Objective: Retype, exactly as they stand, the lines from the start of the data to the line that contains "0.962, 0.969, 0.973];", both ends included. Leave the pictures out.
--- Begin ---
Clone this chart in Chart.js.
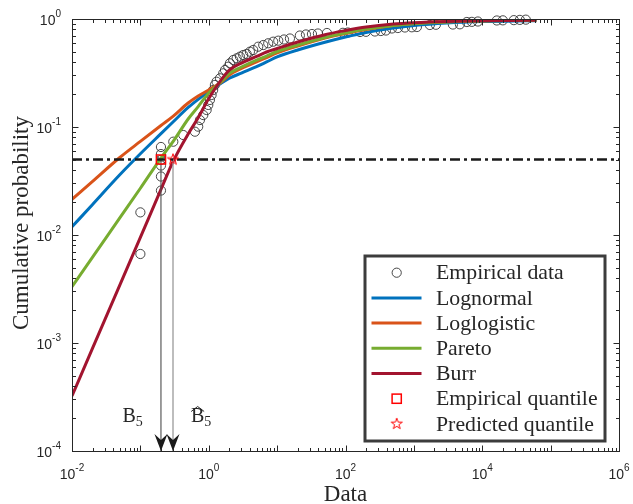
<!DOCTYPE html>
<html>
<head>
<meta charset="utf-8">
<script src="https://cdn.jsdelivr.net/npm/chart.js@4"></script>
<style>
  html, body { margin:0; padding:0; background:#fff; }
  #wrap { width:633px; height:504px; }
</style>
</head>
<body>
<div id="wrap"><canvas id="c" width="633" height="504"></canvas></div>
<script>
// ── data ──
const fitX = [0.01, 0.02, 0.05, 0.1, 0.2, 0.3, 0.5, 0.7, 1, 1.5, 2, 3, 5, 7, 10, 20, 50, 100, 200, 500, 1000, 3000, 10000, 30000, 62000];
const lognormalP   = [0.0119, 0.0192, 0.0361, 0.0565, 0.0867, 0.1112, 0.1516, 0.1804, 0.2133, 0.2529, 0.2825, 0.316, 0.3617, 0.400, 0.445, 0.5165, 0.6086, 0.681, 0.750, 0.825, 0.870, 0.918, 0.948, 0.958, 0.964];
const loglogisticP = [0.0214, 0.0314, 0.0522, 0.0736, 0.1032, 0.1254, 0.1668, 0.1936, 0.2203, 0.2583, 0.303, 0.348, 0.400, 0.440, 0.485, 0.562, 0.667, 0.734, 0.799, 0.871, 0.908, 0.942, 0.964, 0.975, 0.983];
const paretoP      = [0.00332, 0.00625, 0.0144, 0.0271, 0.0516, 0.0731, 0.1186, 0.1545, 0.2064, 0.261, 0.314, 0.3594, 0.417, 0.454, 0.500, 0.574, 0.674, 0.742, 0.808, 0.871, 0.905, 0.938, 0.958, 0.969, 0.975];
const burrP        = [0.000323, 0.000895, 0.00344, 0.00952, 0.0264, 0.0478, 0.0862, 0.1217, 0.1837, 0.2706, 0.337, 0.391, 0.450, 0.495, 0.533, 0.612, 0.716, 0.782, 0.843, 0.899, 0.924, 0.948, 0.962, 0.969, 0.973];

const empX = [0.1, 0.1, 0.2, 0.2, 0.2, 0.2, 0.2, 0.2, 0.303, 0.424, 0.628, 0.701, 0.743, 0.831, 0.931, 0.984, 1.04, 1.10, 1.16, 1.23, 1.30, 1.46, 1.63, 1.73, 1.93, 2.04, 2.28, 2.56, 2.86, 3.19, 3.58, 4.0, 4.47, 5.29, 6.27, 7.41, 8.77, 10.4, 12.6, 15.4, 21.5, 26.4, 32.3, 39.5, 53.5, 91.6, 108, 163, 199, 269, 329, 390, 477, 584, 739, 935, 1107, 1714, 2099, 3718, 4710, 5958, 7047, 8630, 16330, 20000, 28970, 35480, 43350];
const empP = [0.00667, 0.0162, 0.0258, 0.0348, 0.044, 0.0495, 0.0562, 0.0653, 0.0731, 0.0843, 0.0905, 0.1007, 0.116, 0.129, 0.1437, 0.160, 0.178, 0.198, 0.220, 0.245, 0.2627, 0.2825, 0.314, 0.337, 0.3617, 0.389, 0.417, 0.4325, 0.448, 0.464, 0.474, 0.498, 0.516, 0.554, 0.574, 0.596, 0.6165, 0.630, 0.646, 0.660, 0.703, 0.719, 0.726, 0.734, 0.742, 0.745, 0.750, 0.758, 0.761, 0.766, 0.774, 0.782, 0.817, 0.825, 0.834, 0.838, 0.843, 0.880, 0.884, 0.889, 0.893, 0.938, 0.941, 0.948, 0.969, 0.972, 0.976, 0.981, 0.986];

const levelP = 0.05;               // 5 % level
const levelX = [0.01, 1e6];
const empQuantileX = 0.2;          // B5
const predQuantileX = 0.3;         // B5 hat

const xLabelExp = [-2, 0, 2, 4, 6];
const yLabelExp = [-4, -3, -2, -1, 0];

const C = { blue:'#0072BD', orange:'#D95319', green:'#77AC30', red:'#A2142F', ink:'#262626' };
const SERIF = '"Liberation Serif", "Times New Roman", serif';
const SANS  = '"Liberation Sans", Arial, sans-serif';

const pts = (xs, ys) => xs.map((x, i) => ({ x, y: ys[i] }));

// pentagram marker
const starImg = (() => {
  const c = document.createElement('canvas'); c.width = c.height = 16;
  const g = c.getContext('2d');
  g.beginPath();
  for (let i = 0; i < 10; i++) {
    const r = i % 2 ? 2.3 : 5.8, a = -Math.PI/2 + i*Math.PI/5;
    g.lineTo(8 + r*Math.cos(a), 8 + r*Math.sin(a));
  }
  g.closePath(); g.strokeStyle = '#ff0000'; g.lineWidth = 1; g.stroke();
  return c;
})();

const curve = (label, ys, color) => ({
  label, data: pts(fitX, ys), borderColor: color, borderWidth: 3, pointRadius: 0,
  showLine: true, fill: false, cubicInterpolationMode: 'monotone', order: 2,
});

const datasets = [
  { label:'Empirical quantile', data:[{x:empQuantileX, y:levelP}], pointStyle:'rect', pointRadius:6.5,
    borderColor:'#ff0000', backgroundColor:'rgba(0,0,0,0)', borderWidth:1.5, order:0 },
  { label:'Predicted quantile', data:[{x:predQuantileX, y:levelP}], pointStyle:starImg, pointRadius:6, order:0 },
  { label:'level', data: pts(levelX, [levelP, levelP]), showLine:true, borderColor:'#1a1a1a', borderWidth:2.6,
    borderDash:[10,4,3,4], pointRadius:0, order:1 },
  { label:'arrowB', data:[{x:empQuantileX, y:levelP}, {x:empQuantileX, y:1e-4}], showLine:true,
    borderColor:'#4d4d4d', borderWidth:1.1, pointRadius:0, order:1 },
  { label:'arrowBhat', data:[{x:predQuantileX, y:levelP}, {x:predQuantileX, y:1e-4}], showLine:true,
    borderColor:'#9a9a9a', borderWidth:1.3, pointRadius:0, order:1 },
  curve('Burr', burrP, C.red),
  curve('Pareto', paretoP, C.green),
  curve('Loglogistic', loglogisticP, C.orange),
  curve('Lognormal', lognormalP, C.blue),
  { label:'Empirical data', data: pts(empX, empP), pointStyle:'circle', pointRadius:4.6,
    borderColor:'#333', backgroundColor:'rgba(0,0,0,0)', borderWidth:0.9, clip:false, order:3 },
];

function pow10(ctx, x, y, exp, align) {
  ctx.font = `14px ${SANS}`; const w10 = ctx.measureText('10').width;
  ctx.font = `10px ${SANS}`; const we = ctx.measureText(String(exp)).width;
  const x0 = align === 'right' ? x - w10 - we : x - (w10 + we)/2;
  ctx.textAlign = 'left'; ctx.textBaseline = 'alphabetic';
  ctx.font = `14px ${SANS}`; ctx.fillText('10', x0, y);
  ctx.font = `10px ${SANS}`; ctx.fillText(String(exp), x0 + w10, y - 8);
}

function quantLabel(ctx, left, hat) {
  ctx.textAlign = 'left'; ctx.textBaseline = 'alphabetic';
  ctx.font = `20px ${SERIF}`; const wB = ctx.measureText('B').width;
  ctx.fillText('B', left, 422);
  ctx.font = `14px ${SERIF}`; ctx.fillText('5', left + wB, 426);
  if (hat) {
    const cx = left + wB/2;
    ctx.lineWidth = 1; ctx.beginPath();
    ctx.moveTo(cx - 6.5, 411.5); ctx.lineTo(cx, 406.5); ctx.lineTo(cx + 6.5, 411.5); ctx.stroke();
  }
}

const decoration = {
  id: 'decoration',
  afterDatasetsDraw(chart) {
    const { ctx, chartArea: a, scales: { x, y } } = chart;
    ctx.save();
    // arrow heads
    ctx.fillStyle = '#1a1a1a';
    [empQuantileX, predQuantileX].forEach(v => {
      const px = x.getPixelForValue(v), py = y.getPixelForValue(1e-4);
      ctx.beginPath();
      ctx.moveTo(px, py); ctx.lineTo(px - 6.5, py - 17); ctx.lineTo(px, py - 11); ctx.lineTo(px + 6.5, py - 17);
      ctx.closePath(); ctx.fill();
    });
    // box + ticks
    ctx.strokeStyle = C.ink; ctx.lineWidth = 1;
    const L = Math.round(a.left) + 0.5, R = Math.round(a.right) + 0.5, T = Math.round(a.top) + 0.5, B = Math.round(a.bottom) + 0.5;
    ctx.strokeRect(L, T, R - L, B - T);
    ctx.beginPath();
    for (let d = -2; d <= 6; d++) for (let m = 1; m <= 9; m++) {
      const v = m * Math.pow(10, d); if (v > 1e6) break;
      const px = Math.round(x.getPixelForValue(v)) + 0.5, len = m === 1 ? 6 : 3.5;
      ctx.moveTo(px, B); ctx.lineTo(px, B - len); ctx.moveTo(px, T); ctx.lineTo(px, T + len);
    }
    for (let d = -4; d <= 0; d++) for (let m = 1; m <= 9; m++) {
      const v = m * Math.pow(10, d); if (v > 1) break;
      const py = Math.round(y.getPixelForValue(v)) + 0.5, len = m === 1 ? 6 : 3.5;
      ctx.moveTo(L, py); ctx.lineTo(L + len, py); ctx.moveTo(R, py); ctx.lineTo(R - len, py);
    }
    ctx.stroke();
    // tick labels
    ctx.fillStyle = C.ink;
    xLabelExp.forEach(e => pow10(ctx, x.getPixelForValue(Math.pow(10, e)), 479, e, 'center'));
    yLabelExp.forEach(e => pow10(ctx, 61, y.getPixelForValue(Math.pow(10, e)) + 6, e, 'right'));
    // axis titles
    ctx.font = `23px ${SERIF}`; ctx.textAlign = 'center'; ctx.textBaseline = 'middle';
    ctx.fillText('Data', (a.left + a.right)/2, 495);
    ctx.save(); ctx.translate(22, 223); ctx.rotate(-Math.PI/2);
    ctx.fillText('Cumulative probability', 0, 0); ctx.restore();
    // B5 labels
    quantLabel(ctx, 122.5, false);
    quantLabel(ctx, 191, true);
    ctx.restore();
  },
  afterDraw(chart) {
    const { ctx } = chart;
    const bx = 365, by = 256, bw = 240, bh = 185;
    ctx.save();
    ctx.fillStyle = '#fff'; ctx.fillRect(bx, by, bw, bh);
    ctx.strokeStyle = '#3c3c3c'; ctx.lineWidth = 3; ctx.strokeRect(bx, by, bw, bh);
    const rows = ['Empirical data', 'Lognormal', 'Loglogistic', 'Pareto', 'Burr', 'Empirical quantile', 'Predicted quantile'];
    const lineCol = { Lognormal: C.blue, Loglogistic: C.orange, Pareto: C.green, Burr: C.red };
    rows.forEach((name, i) => {
      const cy = 272.7 + i * 25.2, mx = 396.7;
      if (lineCol[name]) {
        ctx.strokeStyle = lineCol[name]; ctx.lineWidth = 3;
        ctx.beginPath(); ctx.moveTo(371.5, cy); ctx.lineTo(421.5, cy); ctx.stroke();
      } else if (name === 'Empirical data') {
        ctx.strokeStyle = '#333'; ctx.lineWidth = 0.9;
        ctx.beginPath(); ctx.arc(mx, cy, 4.6, 0, Math.PI*2); ctx.stroke();
      } else if (name === 'Empirical quantile') {
        ctx.strokeStyle = '#ff0000'; ctx.lineWidth = 1.5; ctx.strokeRect(mx - 4.6, cy - 4.6, 9.2, 9.2);
      } else {
        ctx.drawImage(starImg, mx - 8, cy - 8);
      }
      ctx.fillStyle = C.ink; ctx.font = `21.8px ${SERIF}`; ctx.textAlign = 'left'; ctx.textBaseline = 'middle';
      ctx.fillText(name, 436, cy + 1);
    });
    ctx.restore();
  }
};

new Chart(document.getElementById('c'), {
  type: 'scatter',
  data: { datasets },
  options: {
    responsive: false, animation: false, events: [],
    layout: { padding: { left: 72, top: 19, right: 14, bottom: 53 } },
    plugins: { legend: { display: false }, tooltip: { enabled: false } },
    scales: {
      x: { type: 'logarithmic', min: 1e-2, max: 1e6, display: false },
      y: { type: 'logarithmic', min: 1e-4, max: 1, display: false },
    },
  },
  plugins: [decoration],
});
</script>
</body>
</html>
--- End ---
Answer to the problem:
Clone this chart in Chart.js.
<!DOCTYPE html>
<html>
<head>
<meta charset="utf-8">
<script src="https://cdn.jsdelivr.net/npm/chart.js@4"></script>
<style>
  html, body { margin:0; padding:0; background:#fff; }
  #wrap { width:633px; height:504px; }
</style>
</head>
<body>
<div id="wrap"><canvas id="c" width="633" height="504"></canvas></div>
<script>
// ── data ──
const fitX = [0.01, 0.02, 0.05, 0.1, 0.2, 0.3, 0.5, 0.7, 1, 1.5, 2, 3, 5, 7, 10, 20, 50, 100, 200, 500, 1000, 3000, 10000, 30000, 62000];
const lognormalP   = [0.0119, 0.0192, 0.0361, 0.0565, 0.0867, 0.1112, 0.1516, 0.1804, 0.2133, 0.2529, 0.2825, 0.316, 0.3617, 0.400, 0.445, 0.5165, 0.6086, 0.681, 0.750, 0.825, 0.870, 0.918, 0.948, 0.958, 0.964];
const loglogisticP = [0.0214, 0.0314, 0.0522, 0.0736, 0.1032, 0.1254, 0.1668, 0.1936, 0.2203, 0.2583, 0.303, 0.348, 0.400, 0.440, 0.485, 0.562, 0.667, 0.734, 0.799, 0.871, 0.908, 0.942, 0.964, 0.975, 0.983];
const paretoP      = [0.00332, 0.00625, 0.0144, 0.0271, 0.0516, 0.0731, 0.1186, 0.1545, 0.2064, 0.261, 0.314, 0.3594, 0.417, 0.454, 0.500, 0.574, 0.674, 0.742, 0.808, 0.871, 0.905, 0.938, 0.958, 0.969, 0.975];
const burrP        = [0.000323, 0.000895, 0.00344, 0.00952, 0.0264, 0.0478, 0.0862, 0.1217, 0.1837, 0.2706, 0.337, 0.391, 0.450, 0.495, 0.533, 0.612, 0.716, 0.782, 0.843, 0.899, 0.924, 0.948, 0.962, 0.969, 0.973];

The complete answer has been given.